Published online by Cambridge University Press: 03 May 2010
The reality of a human-induced climate change is becoming more generally accepted. Preparations for adaptation have begun. The Kyoto Protocol has come into force, but no long-term agreement on mitigation has yet been reached.
The general setting
The early eagerness amongst politicians around 1990 to act in response to the threat of a human-induced climate change was largely genuine and in line with the increasing general attention that was given to environmental issues during much of the 1990s. There was, however, early reluctance from industry and other stakeholders to proceed quickly. They feared that action to protect the current climate, i.e. a reduction in the use of fossil fuels, might be a threat to their activities and admittedly the scientific basis for taking action was then hardly convincing.

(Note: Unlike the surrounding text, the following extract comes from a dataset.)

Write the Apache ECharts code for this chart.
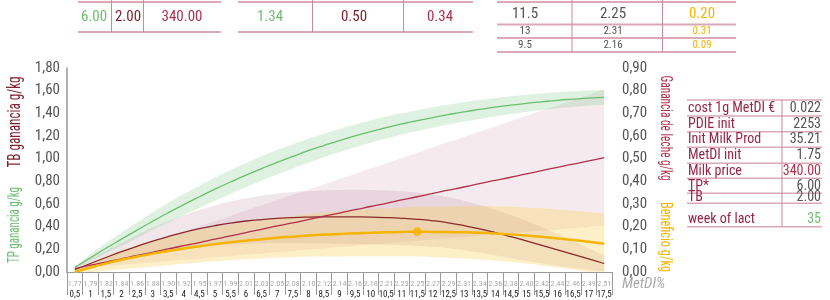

Other major global issues, particularly many of a political nature, have since been brought into focus and have greatly influenced world politics, especially since the turn of the century. The conflicts in the Middle East to some considerable degree stem from a realisation that the global energy supply system might have to change during the coming decades. The conventional reserves of oil will dwindle within a decade or two and natural gas will begin to run out towards the middle of the century, while the global demand for energy will be increasing quickly, not least because of the rapid industrialisation in developing countries.
There is a need for trustworthy scientific information in order to find a common strategy between, on one hand, those that are giving priority to the short-term political security in today's society and, on the other, those that are anxious to safeguard the global environment and obtain a sustainable development emphasising the long-term issues.